Ici, la philosophe nuance son propos. Oui, dans certains cas, il y a un élan vital qui nous pousse à un certain alignement, et donc à rompre. Oui, parfois, le rôle endossé est trop décalé de sa personnalité et de ses envies fondatrices, il faut rompre pour vivre. Mais il ne faut pas être dupe, ce n'est pas toujours le cas, et l'élan vital a aussi bon dos pour empêcher de voir ce que l'on ne veut pas voir : l'espoir de se fuir soi-même : « Rompre est alors moins la quête d'une vérité intérieure qu'une tentation du vide, une jouissance de l'effacement ou de la négation de soi, une libération dans la disparition. […] Toute nouvelle vie ne serait finalement qu'une modulation de l'ancienne. Peut-on créer par la rupture amoureuse une existence radicalement neuve ? de quoi, de qui, pouvons-nous réellement nous défaire ? »

Il ne s'agit pas ici de prêcher contre la rupture. Il s'agit simplement de remettre la rupture à sa place, ce qu'elle est : une déchirure. Ni une promesse d'avenir joyeux, ni l'ouverture d'une descente aux enfers.

L'auteure continue son argumentation avec les ruptures liées aux maladies, ou aux aléas. Car finalement, la plus « grosse » rupture (si tant est que cela ait un sens), est la rupture que l'on a avec notre propre croyance : celle que rien ne peut nous arriver. Jamais nous perdrons un enfant, jamais nous n'aurons un grave accident, jamais ceci, jamais cela, cela arrive aux autres. Jusqu'au jour où… Et là, quelque part, la rupture avec notre croyance d'immortalité arrive. Et c'est ici que le choc se fait. Il y a un avant et un après. Comme dans toutes les ruptures. Pas un après mieux qu'un avant, pas un avant forcément mieux que l'après… Il y a juste eu « rupture » et il faut dorénavant composer avec.

Rupture(s) est un très bel essai. le style est un peu répétitif, on aurait parfois compris la même chose avec moins de mots pour le dire, mais cela fait partie de la dialectique de Claire Marin et c'est bien. Il y a également beaucoup de jolies références littéraires que j'ai appréciées. Mais finalement, ce qui m'a le plus plu, c'est ce détachement sur un sujet tendance, cette remise de l'église au centre du village : il n'y a pas d'un côté les bonnes ruptures qui font grandir, et de l'autre les mauvaises ruptures. Il n'y a pas non plus le culte de la rupture comme début d'une nouvelle vie (forcément mieux). Il y a juste la rupture en tant que telle : ce qu'elle est, ce qu'elle signifie. Et la possibilité pour tout à chacun de continuer une vie où l'on s'accroche aux moments de joie qui restent à vivre, si on en est capable.

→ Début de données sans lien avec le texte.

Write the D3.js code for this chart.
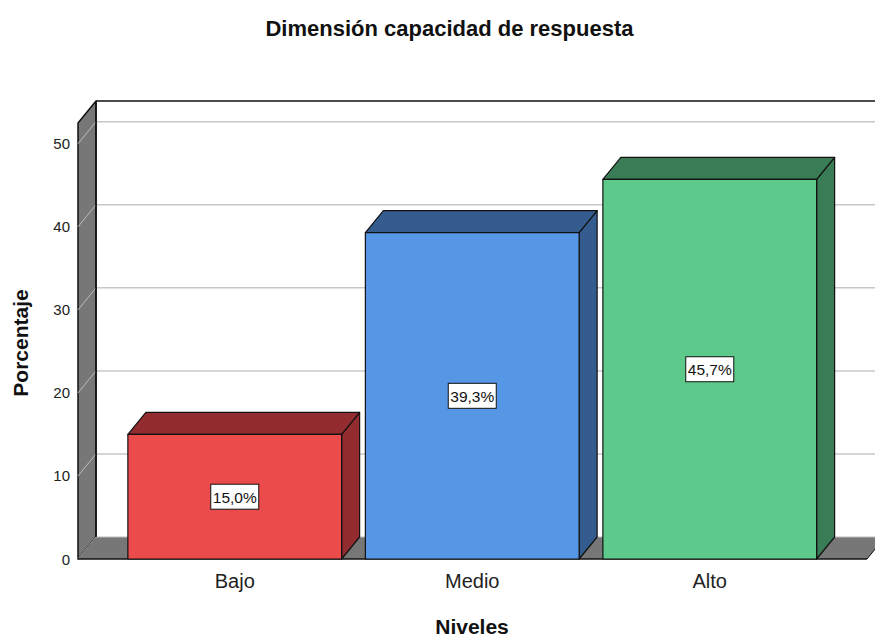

Je ne comprends donc pas les critiques de Madame Figaro ou Elle ou tous les autres magazines féminins qui ont des unes du type « Rompre pour être heureuse », je pense très sincèrement que l'ouvrage n'a pas été lu, ou alors on n'a pas du tout lu la même chose :



Je me reconnais plus dans l'interprétation qu'en a fait Libération :



Bref, un essai qui arrive à point nommé pour contrer la déferlante assommante des dernières années en développement personnel bidon et superficiel.